■ Brief
Copy the lines holding the word "this", all of them.

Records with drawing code
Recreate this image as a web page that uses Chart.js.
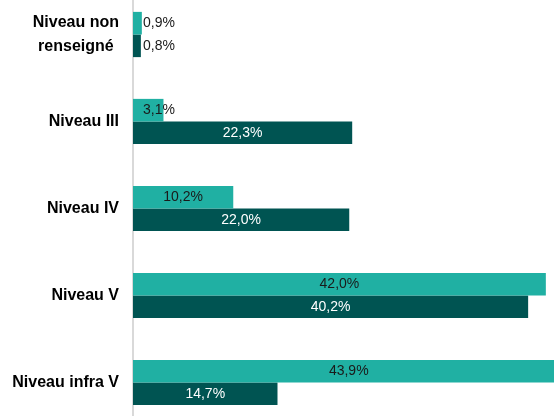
<!DOCTYPE html>
<html>
<head>
<meta charset="utf-8">
<script src="https://cdn.jsdelivr.net/npm/chart.js@4/dist/chart.umd.min.js"></script>
<style>
  html, body { margin: 0; padding: 0; background: #fff; overflow: hidden; }
  #wrap { position: absolute; left: 0; top: -9px; width: 554px; height: 435px; }
</style>
</head>
<body>
<div id="wrap"><canvas id="chart"></canvas></div>
<script>
const categories = [['Niveau non', 'renseigné'], 'Niveau III', 'Niveau IV', 'Niveau V', 'Niveau infra V'];
const seriesA = [0.9, 3.1, 10.2, 42.0, 43.9];
const seriesB = [0.8, 22.3, 22.0, 40.2, 14.7];
const xMax = 42.83;

const lightTeal = '#20b0a3';
const darkTeal = '#005452';

function fmt(v) {
  return v.toFixed(1).replace('.', ',') + '%';
}

// category labels: single lines right aligned, wrapped ones centered on their widest line
const catLabels = {
  id: 'catLabels',
  afterDraw(chart) {
    const { ctx, scales: { y } } = chart;
    const right = y.right - 14;
    ctx.save();
    ctx.font = 'bold 16px "Liberation Sans", Arial, sans-serif';
    ctx.fillStyle = '#000';
    ctx.textBaseline = 'middle';
    categories.forEach((cat, i) => {
      const lines = Array.isArray(cat) ? cat : [cat];
      const cy = y.getPixelForValue(i);
      const lh = 24;
      const w = Math.max(...lines.map(l => ctx.measureText(l).width));
      lines.forEach((l, j) => {
        const ly = cy + (j - (lines.length - 1) / 2) * lh;
        if (lines.length > 1) {
          ctx.textAlign = 'center';
          ctx.fillText(l, right - w / 2, ly);
        } else {
          ctx.textAlign = 'right';
          ctx.fillText(l, right, ly);
        }
      });
    });
    ctx.restore();
  }
};

const valueLabels = {
  id: 'valueLabels',
  afterDatasetsDraw(chart) {
    const { ctx, scales: { x } } = chart;
    ctx.save();
    ctx.font = '14px "Liberation Sans", Arial, sans-serif';
    ctx.textBaseline = 'middle';
    chart.data.datasets.forEach((ds, di) => {
      const meta = chart.getDatasetMeta(di);
      meta.data.forEach((bar, i) => {
        const v = ds.data[i];
        if (v < 5) {
          ctx.fillStyle = '#1a1a1a';
          ctx.textAlign = 'left';
          ctx.fillText(fmt(v), x.getPixelForValue(0) + 10, bar.y);
        } else {
          ctx.fillStyle = di === 0 ? '#1a1a1a' : '#ffffff';
          ctx.textAlign = 'center';
          ctx.fillText(fmt(v), x.getPixelForValue(v / 2), bar.y);
        }
      });
    });
    ctx.restore();
  }
};

new Chart(document.getElementById('chart'), {
  type: 'bar',
  data: {
    labels: categories,
    datasets: [
      { label: 'A', data: seriesA, backgroundColor: lightTeal },
      { label: 'B', data: seriesB, backgroundColor: darkTeal },
    ],
  },
  options: {
    indexAxis: 'y',
    responsive: true,
    maintainAspectRatio: false,
    animation: false,
    layout: { padding: 0 },
    datasets: {
      bar: { categoryPercentage: 0.52, barPercentage: 1.0, borderWidth: 0 },
    },
    plugins: {
      legend: { display: false },
      tooltip: { enabled: false },
    },
    scales: {
      x: {
        min: 0,
        max: xMax,
        display: false,
      },
      y: {
        offset: true,
        grid: { display: false, drawTicks: false },
        border: { display: true, color: '#d9d9d9', width: 2 },
        ticks: { display: false },
        afterFit(scale) { scale.width = 133; },
      },
    },
  },
  plugins: [catLabels, valueLabels],
});
</script>
</body>
</html>
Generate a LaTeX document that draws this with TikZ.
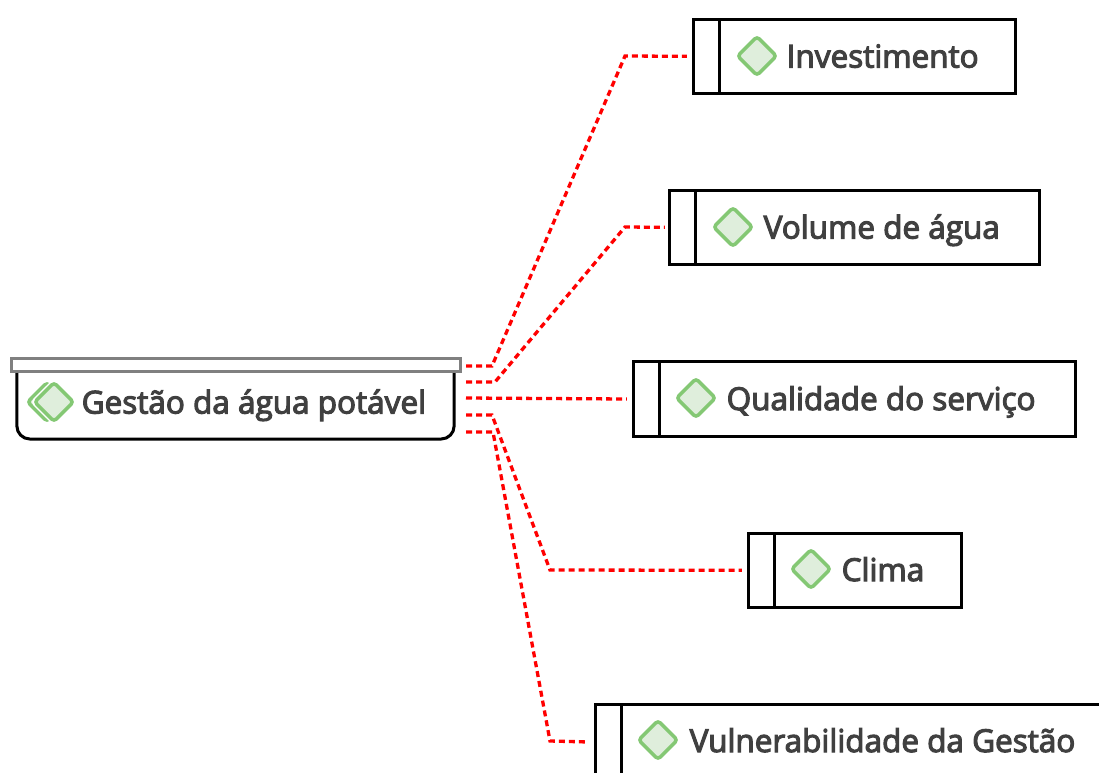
\documentclass[tikz,border=0pt]{standalone}
\usepackage{fontspec}
\setmainfont{Open Sans}[FakeBold=3.5]
\usetikzlibrary{shapes.geometric}
\definecolor{labelgray}{HTML}{404040}
\definecolor{gatefill}{HTML}{DFEEDC}
\definecolor{gateline}{HTML}{84C874}
\tikzset{
  taskbox/.style={draw=black,line width=.03cm,fill=white,outer sep=0pt,inner sep=0pt,minimum height=.74cm},
  tasklabel/.style={anchor=base west,inner sep=0pt,text=labelgray,font=\fontsize{8.95}{11}\selectfont},
  gate/.style={diamond,draw=gateline,fill=gatefill,line width=.035cm,inner sep=0pt,minimum width=.40cm,minimum height=.40cm,rounded corners=.03cm},
  link/.style={draw=red,line width=.033cm,dash pattern=on .06cm off .04cm}
}
\begin{document}
\begin{tikzpicture}[x=.01cm,y=-.01cm]
\useasboundingbox (0,0) rectangle (1099,772);
\clip (0,0) rectangle (1099,772);
% links
\coordinate (o1) at (466,366);
\coordinate (o2) at (466,382);
\coordinate (o3) at (466,398);
\coordinate (o4) at (466,415);
\coordinate (o5) at (466,432);
\coordinate (v1) at (625,56);
\coordinate (v2) at (625,227);
\coordinate (v4) at (550,570);
\coordinate (v5) at (550,741);
% tasks
\node[taskbox,minimum width=3.21cm] (inv) at (854.5,56.3) {};
\node[taskbox,minimum width=3.69cm] (vol) at (854.5,227.3) {};
\node[taskbox,minimum width=4.41cm] (qua) at (854.5,399) {};
\node[taskbox,minimum width=2.12cm] (cli) at (855,570.3) {};
\node[taskbox,minimum width=5.10cm] (vul) at (851,742) {};
\draw[line width=.03cm] ([xshift=.26cm]inv.north west) -- ([xshift=.26cm]inv.south west);
\draw[line width=.03cm] ([xshift=.26cm]vol.north west) -- ([xshift=.26cm]vol.south west);
\draw[line width=.03cm] ([xshift=.26cm]qua.north west) -- ([xshift=.26cm]qua.south west);
\draw[line width=.03cm] ([xshift=.26cm]cli.north west) -- ([xshift=.26cm]cli.south west);
\draw[line width=.03cm] ([xshift=.26cm]vul.north west) -- ([xshift=.26cm]vul.south west);
\node[gate] (g1) at (757,56) {};
\node[gate] (g2) at (733,227) {};
\node[gate] (g3) at (696,398) {};
\node[gate] (g4) at (811,569) {};
\node[gate] (g5) at (658,740) {};
\node[tasklabel] (t1) at (786,67.5) {Investimento};
\node[tasklabel] (t2) at (763,238.5) {Volume de água};
\node[tasklabel] (t3) at (726,410) {Qualidade do serviço};
\node[tasklabel] (t4) at (841,581) {Clima};
\node[tasklabel] (t5) at (689,752) {Vulnerabilidade da Gestão};
% main process
\node[taskbox,minimum width=4.37cm,minimum height=.79cm,rounded corners=.13cm] (main) at (235.5,399.5) {};
\node[draw=gray,line width=.03cm,fill=white,outer sep=0pt,inner sep=0pt,minimum width=4.48cm,minimum height=.13cm] (bar) at (236,365) {};
\node[gate] (g0b) at (47,402) {};
\node[gate,draw=white,minimum width=.44cm,minimum height=.44cm,fill=white] (g0w) at (54,402) {};
\node[gate] (g0) at (54,402) {};
\node[tasklabel] (t0) at (81,413.5) {Gestão da água potável};
% connectors
\draw[link] (o1) -- ++(26,0) -- (v1) -- ([xshift=-.07cm]inv.west);
\draw[link] (o2) -- ++(29,0) -- (v2) -- ([xshift=-.05cm]vol.west);
\draw[link] (o3) -- ([xshift=-.07cm]qua.west);
\draw[link] (o4) -- ++(26,0) -- (v4) -- ([xshift=-.07cm]cli.west);
\draw[link] (o5) -- ++(27,0) -- (v5) -- ([xshift=-.07cm]vul.west);
\end{tikzpicture}
\end{document}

■ Reply to the exercise
Recreate this image as a web page that uses Chart.js.
Generate a LaTeX document that draws this with TikZ.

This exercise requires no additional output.